Wednesday, March 18, 2009

You are my sunshine.

I sat on the bathroom floor, eyes swelling up with tears... but I wasn't crying. I held back.

I had a pair of shears in my hand and I was pulling at my hair, chopping it all off. I no longer felt beautiful in the eyes of anyone anymore. I would kiss you, but you wouldn't kiss me back. Rejection, and I couldn't accept it. I couldn't handle it.

In the meantime I was leaving you messages on your phone. My voice growing weaker and weaker with every one. Seventy-two missed calls.

You loved me. And I knew it. You just didn't want to show it.

But the truth is, I haven't felt beautiful since the last time you told me that I was. Not honestly anyways.

After all this time, that kiss goodbye still haunts me.

Monday, March 16, 2009

03162009

My head hurts.

Sometimes I'll post a lot of things in one day, sometimes I'll post nothing. Sometimes I just have nothing to write about. Sometimes I post old stuff that I wrote and sometimes I'll post new things.
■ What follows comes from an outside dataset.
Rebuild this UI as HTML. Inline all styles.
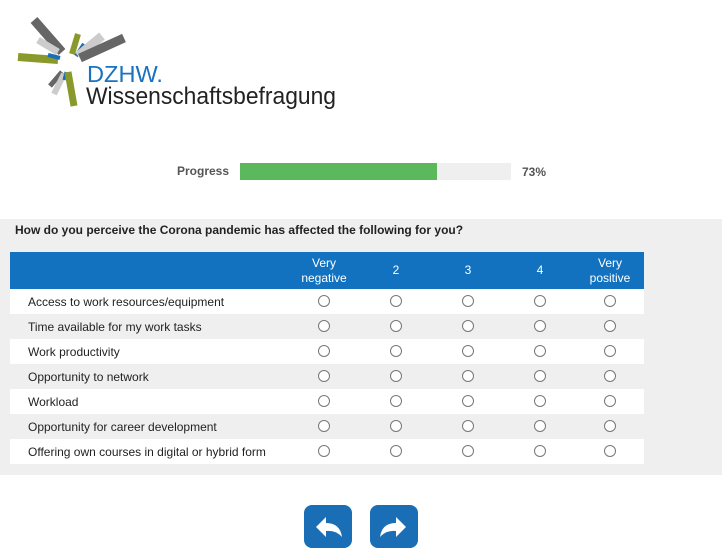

It happens I guess.

Work... I sit at work and I get everything accomplished before it needs to be done and then I'm left to just sit here and stare blankly at my screen. Thank goodness for sites like Myspace and Facebook, where I can actually have a bit of company while I'm sitting here banging my head against my desk because I can't figure out what to do.

I'm going to have a band soon. And it's going to be good... and interesting.

I'm still in my phase where I have a grudge against anything with a vagina. Like they say, and you can't blame me for this: "Don't trust anything that bleeds for five days and doesn't die." I don't. Maybe eventually I will but for now I'm keeping my shit on lockdown.

It's just about time for lunch. I always write something before my lunch break. I'm anxiously waiting for the time of day when I devour a bunch of food (I don't even know what I'm having yet) and then smoke three or four cigarettes and then get back to work. Fun... fun.

I really want to move to Chicago. REALLY.

I haven't been writing a lot lately. I'm going to start two new blogs on this account: one for things that are more thoughtful and one for my acutal writing (in an artistic sense). I don't know when I'm going to do this, but I'll get to it soon.

I'm having a problem with my Zune. I keep trying to reset it to factory but when it tries to reinstall the firmware, it says it can't update it so I might be screwed but it did this before and I fixed it pretty easily so who knows right? I hate mp3 players but it's the most efficient way to bring all of your music anywhere with you, rather than say... a gigantic case of CD's.

I'll be writing more. Later. More than likely. So keep an eye out.